The South Colonie Central School District’s English department is devoted to its responsibility in developing and maintaining a rigorous literacy program that parallels the New York State Common Core Standards to not only guarantee its students’ achievement but also to allow students the opportunity to experience and study works that allow for an enriched intellect. We are dedicated to creating an environment that stimulates and empowers students to respectfully address, question, or debate the content presented in our classes. 

Below are the anchor standards for College and Career Readiness that outline ELA expectations for reading, writing, speaking, listening, and language. Additional department expectations may accompany these anchor standards.

College and Career Readiness Anchor Standards Overview

Reading: To become college and career-ready, students must grapple with works of exceptional craft and thought whose range extends across genres, cultures, and centuries. Such works offer profound insights into the human condition and serve as models for students’ own thinking and writing. Through wide and deep reading of literature and literary nonfiction of steadily increasing sophistication, students will accrue literary and cultural knowledge, references, and images; the ability to evaluate intricate arguments; and the capacity to surmount the challenges posed by complex texts.

In addition to the College and Career Readiness standards, our department views reading as an opportunity to meet people, debate philosophies, and experience events far beyond the narrow confines of an individual’s own existence. Materials which reflect the ideas and beliefs of religious, social, political, historical and ethnic groups and their contribution to not only America, but also world heritage will enable students to develop an intellectual integrity in forming judgments. Chosen texts might exhibit real-world scenarios as well as corresponding language that accompanies those same scenarios, which may be deemed as mature. Taught in context and with teacher guidance, students will navigate this material in a supportive and didactic environment.

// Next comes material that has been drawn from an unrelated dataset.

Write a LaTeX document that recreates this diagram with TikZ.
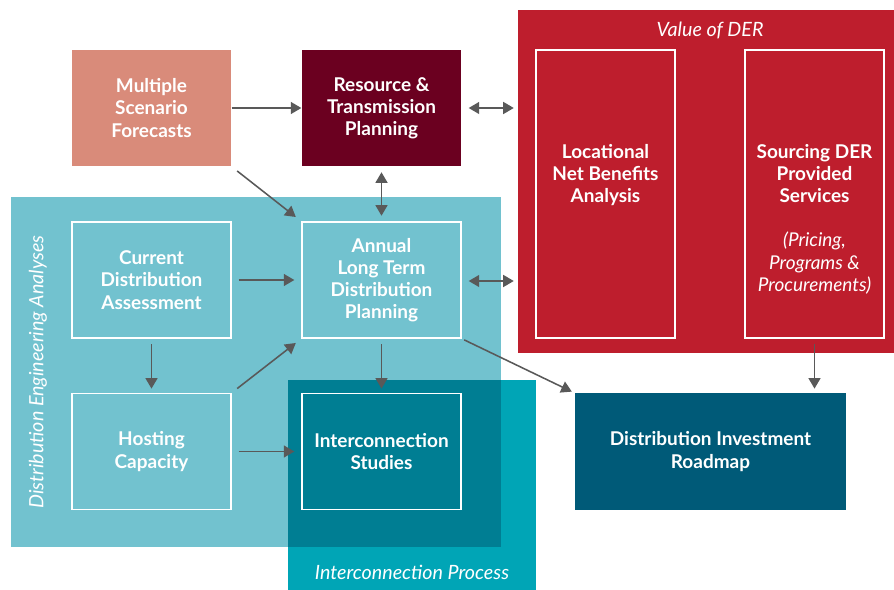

It is our hope to produce informed, critical, and ethical thinkers through reading that will translate beyond the high school classroom and into the real world.  

In building its relevant and diverse classroom library, the department considers the contribution each appropriate work may make to encourage growth in knowledge in its students, its aesthetic, instructional, and ethical values, its readability for a particular group of students, and its appeal to adolescents. The adoption criteria for choosing a worthwhile text to be read by a specific class is contingent upon the type of class (i.e. specialized, elective, or college-level), grade level, skill level, thematic study, and student interest.

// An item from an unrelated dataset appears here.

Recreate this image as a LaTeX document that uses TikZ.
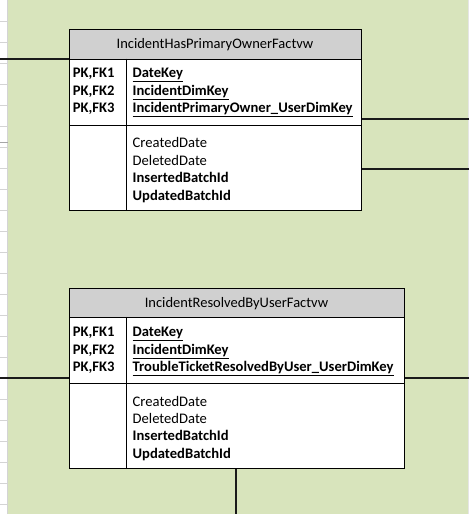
\documentclass[tikz,border=0pt]{standalone}
\usepackage{fontspec}
\setmainfont{Carlito}
\definecolor{sheetgreen}{HTML}{D8E4BC}
\definecolor{headgray}{HTML}{D0D0D0}
\definecolor{gridgray}{HTML}{D4D4D4}
\definecolor{linedark}{HTML}{1A1A1A}
\tikzset{
  tablebox/.style={draw=black, line width=1pt, fill=white, inner sep=0pt, anchor=north west},
  headbox/.style={draw=black, line width=1pt, fill=headgray, inner sep=0pt, anchor=north west},
  txt/.style={inner sep=0pt, anchor=base west, font=\fontsize{14.6}{16}\selectfont},
  ttl/.style={inner sep=0pt, anchor=base, font=\fontsize{14.5}{16}\selectfont},
  conn/.style={draw=linedark, line width=1.8pt},
  sep/.style={draw=black, line width=1pt}
}
\begin{document}
\begin{tikzpicture}[x=1pt,y=-1pt]
\useasboundingbox (0,0) rectangle (469,514);
% sheet background
\fill[white] (0,0) rectangle (469,514);
\fill[sheetgreen] (8,0) rectangle (468,514);
\draw[gridgray, line width=0.8pt] (7.5,0) -- (7.5,514);
\fill[gridgray!60] (468,0) rectangle (469,514);
\foreach \k in {1,...,24} { \draw[gridgray, line width=0.8pt] (0,21*\k) -- (7,21*\k); }
\draw[gray!70, line width=0.8pt] (0,142.3) -- (8,142.3);

% ---------- table 1 ----------
\node[tablebox, minimum width=292pt, minimum height=181pt] (b1) at (69,29) {};
\node[headbox, minimum width=292pt, minimum height=29.5pt] (h1) at (69,29) {};
\draw[sep] (69,125.3) -- (361,125.3);
\draw[sep] (126.5,58.5) -- (126.5,210);
\node[ttl] (t1) at (215,48.8) {IncidentHasPrimaryOwnerFactvw};
\node[txt] (k11) at (72.7,77.4) {\textbf{PK,FK1}};
\node[txt] (k12) at (72.7,95.1) {\textbf{PK,FK2}};
\node[txt] (k13) at (72.7,112.8) {\textbf{PK,FK3}};
\node[txt] (c11) at (132.5,77.4) {\textbf{\underline{DateKey}}};
\node[txt] (c12) at (132.5,95.1) {\textbf{\underline{IncidentDimKey}}};
\node[txt] (c13) at (132.5,112.8) {\textbf{\underline{IncidentPrimaryOwner\_UserDimKey}}};
\node[txt] (a11) at (132.5,147.4) {CreatedDate};
\node[txt] (a12) at (132.5,165.2) {DeletedDate};
\node[txt] (a13) at (132.5,182.9) {\textbf{InsertedBatchId}};
\node[txt] (a14) at (132.5,200.4) {\textbf{UpdatedBatchId}};

% ---------- table 2 ----------
\node[tablebox, minimum width=335pt, minimum height=180pt] (b2) at (69,288.3) {};
\node[headbox, minimum width=335pt, minimum height=28.5pt] (h2) at (69,288.3) {};
\draw[sep] (69,383.3) -- (404,383.3);
\draw[sep] (126.5,316.8) -- (126.5,468.3);
\node[ttl] (t2) at (236.5,307.2) {IncidentResolvedByUserFactvw};
\node[txt] (k21) at (72.7,336.4) {\textbf{PK,FK1}};
\node[txt] (k22) at (72.7,354.0) {\textbf{PK,FK2}};
\node[txt] (k23) at (72.7,371.4) {\textbf{PK,FK3}};
\node[txt] (c21) at (132.5,336.4) {\textbf{\underline{DateKey}}};
\node[txt] (c22) at (132.5,354.0) {\textbf{\underline{IncidentDimKey}}};
\node[txt] (c23) at (132.5,371.4) {\textbf{\underline{TroubleTicketResolvedByUser\_UserDimKey}}};
\node[txt] (a21) at (132.5,406.4) {CreatedDate};
\node[txt] (a22) at (132.5,423.4) {DeletedDate};
\node[txt] (a23) at (132.5,440.7) {\textbf{InsertedBatchId}};
\node[txt] (a24) at (132.5,458.0) {\textbf{UpdatedBatchId}};

% ---------- connectors ----------
\coordinate (e1) at (0,59);
\coordinate (e2) at (469,118.7);
\coordinate (e3) at (469,168.7);
\coordinate (e4) at (0,377.8);
\coordinate (e5) at (469,377.8);
\coordinate (e6) at (236,514);
\draw[conn] (e1) -- (e1 -| b1.west);
\draw[conn] (e2) -- (e2 -| b1.east);
\draw[conn] (e3) -- (e3 -| b1.east);
\draw[conn] (e4) -- (e4 -| b2.west);
\draw[conn] (e5) -- (e5 -| b2.east);
\draw[conn] (e6) -- (e6 |- b2.south);
\end{tikzpicture}
\end{document}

Writing: For students, writing is a key means of asserting and defending claims, showing what they know about a subject, and conveying what they have experienced, imagined, thought, and felt. To be college and career ready writers, students must take task, purpose, and audience into careful consideration, choosing words, information, structures, and formats deliberately. They need to know how to combine elements of different kinds of writing – for example, to use narrative strategies within argument and explanation within narrative – to produce complex and nuanced writing. They need to be able to use technology strategically when creating, refining, and collaborating on writing. They have to become adept at gathering information, evaluating sources, and citing material accurately, reporting findings from their research and analysis of sources in a clear and cogent manner. They must have the flexibility, concentration, and fluency to produce high-quality first-draft text under a tight deadline as well as the capacity to revisit and make improvements to a piece of writing over multiple drafts when circumstances encourage or require it. 

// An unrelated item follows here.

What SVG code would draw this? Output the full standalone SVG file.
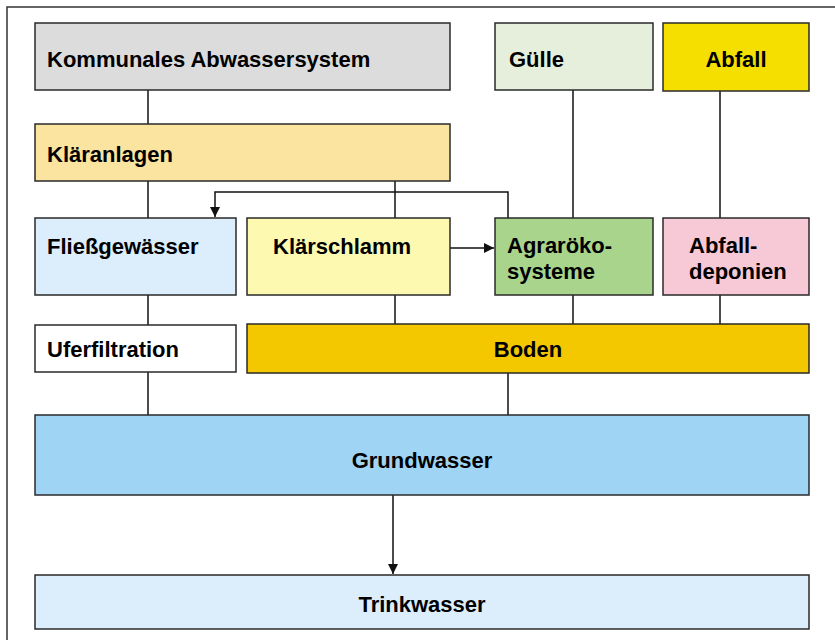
<svg xmlns="http://www.w3.org/2000/svg" width="835" height="640" viewBox="0 0 835 640">
<defs>
<style>
.box{stroke:#2a2a2a;stroke-width:1.5}
.t{font-family:"Liberation Sans",Arial,Helvetica,sans-serif;font-weight:bold;font-size:22px;fill:#000}
.c{text-anchor:middle}
.ln{stroke:#111;stroke-width:1.5;fill:none}
</style>
<marker id="ah" viewBox="0 0 10 10" refX="10" refY="5" markerWidth="10" markerHeight="10" markerUnits="userSpaceOnUse" orient="auto">
<path d="M0,0 L10,5 L0,10 z" fill="#111"/>
</marker>
</defs>
<rect width="835" height="640" fill="#fff"/>
<rect x="7" y="7" width="850" height="650" fill="none" stroke="#333" stroke-width="1.5"/>
<g id="connectors">
<line class="ln" x1="148" y1="90" x2="148" y2="124"/>
<line class="ln" x1="148" y1="181" x2="148" y2="218"/>
<line class="ln" x1="148" y1="295" x2="148" y2="325"/>
<line class="ln" x1="148" y1="372" x2="148" y2="415"/>
<line class="ln" x1="395" y1="181" x2="395" y2="218"/>
<line class="ln" x1="395" y1="295" x2="395" y2="324"/>
<path class="ln" d="M508,218 V192 H215 V217" marker-end="url(#ah)"/>
<line class="ln" x1="450" y1="248" x2="494" y2="248" marker-end="url(#ah)"/>
<line class="ln" x1="573" y1="90" x2="573" y2="218"/>
<line class="ln" x1="573" y1="295" x2="573" y2="324"/>
<line class="ln" x1="720" y1="91" x2="720" y2="218"/>
<line class="ln" x1="720" y1="295" x2="720" y2="324"/>
<line class="ln" x1="508" y1="373" x2="508" y2="415"/>
<line class="ln" x1="393" y1="495" x2="393" y2="574" marker-end="url(#ah)"/>
</g>
<g id="kommunales"><rect class="box" x="35" y="23" width="415" height="67" fill="#dcdcdc"/><text class="t" x="47" y="67">Kommunales Abwassersystem</text></g>
<g id="guelle"><rect class="box" x="495" y="23" width="158" height="67" fill="#e6efdc"/><text class="t" x="509" y="67">Gülle</text></g>
<g id="abfall"><rect class="box" x="663" y="23" width="146" height="68" fill="#f5df00"/><text class="t c" x="736" y="67">Abfall</text></g>
<g id="klaeranlagen"><rect class="box" x="35" y="124" width="415" height="57" fill="#fbe3a0"/><text class="t" x="47" y="162">Kläranlagen</text></g>
<g id="fliessgewaesser"><rect class="box" x="35" y="218" width="201" height="77" fill="#dcedfb"/><text class="t" x="47" y="254">Fließgewässer</text></g>
<g id="klaerschlamm"><rect class="box" x="247" y="218" width="203" height="77" fill="#fef9b0"/><text class="t" x="273" y="254">Klärschlamm</text></g>
<g id="agraroeko"><rect class="box" x="495" y="218" width="158" height="77" fill="#a8d48c"/><text class="t" x="507" y="253">Agraröko-</text><text class="t" x="507" y="279">systeme</text></g>
<g id="abfalldeponien"><rect class="box" x="663" y="218" width="146" height="77" fill="#f7c8d6"/><text class="t" x="689" y="253">Abfall-</text><text class="t" x="689" y="279">deponien</text></g>
<g id="uferfiltration"><rect class="box" x="35" y="325" width="201" height="47" fill="#ffffff"/><text class="t" x="47" y="357">Uferfiltration</text></g>
<g id="boden"><rect class="box" x="247" y="324" width="562" height="49" fill="#f3c800"/><text class="t c" x="528" y="357">Boden</text></g>
<g id="grundwasser"><rect class="box" x="35" y="415" width="774" height="80" fill="#a0d4f4"/><text class="t c" x="422" y="468">Grundwasser</text></g>
<g id="trinkwasser"><rect class="box" x="35" y="575" width="774" height="54" fill="#dcedfb"/><text class="t c" x="422" y="612">Trinkwasser</text></g>
</svg>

Speaking and Listening: To become college and career ready, students must have ample opportunities to take part in rich, structured conversations – as part of a whole class, in small groups, and with a partner – built around important content in various domains. They must be able to contribute appropriately to conversations, to make comparisons and contrasts, and to analyze and synthesize a multitude of ideas in accordance with the standards of evidence appropriate to a particular assignment. Whatever their intended major or profession, high school graduates will depend heavily on their ability to listen attentively to others so that they are able to build on others’ meritorious ideas while clearly and persuasively expressing their own.  New technologies have broadened and expanded the role that speaking and listening play in acquiring and sharing knowledge and have tightened their link to other forms of communication. 

The Internet has accelerated the speed at which connections between speaking, listening, reading, and writing can be made, which requires that students must be ready to use these modalities simultaneously. Technology itself is changing quickly, creating a new urgency for students to be adaptable in response to change. 

Language Use: To be college and career ready in language, students must have firm control over the conventions of standard English. At the same time, they must come to appreciate that language is at least as much a matter of craft as it is of rules and be able to choose words, syntax, and punctuation to express themselves and achieve particular functions and rhetorical effects. They must also have extensive vocabularies, built through reading and study, enabling them to comprehend complex texts and engage in purposeful writing about and conversations around content. They need to become skilled in determining or clarifying the meaning of words and phrases they encounter, choosing flexibly from an array of strategies to aid them. They must learn to see an individual word as part of a network of other words that have similar denotations but different connotations. The inclusion of language standards in their own strand should not be taken as an indication that skills related to conventions, effective language use, and vocabulary are unimportant to reading, writing, speaking, and listening; indeed, they are inseparable from such contexts.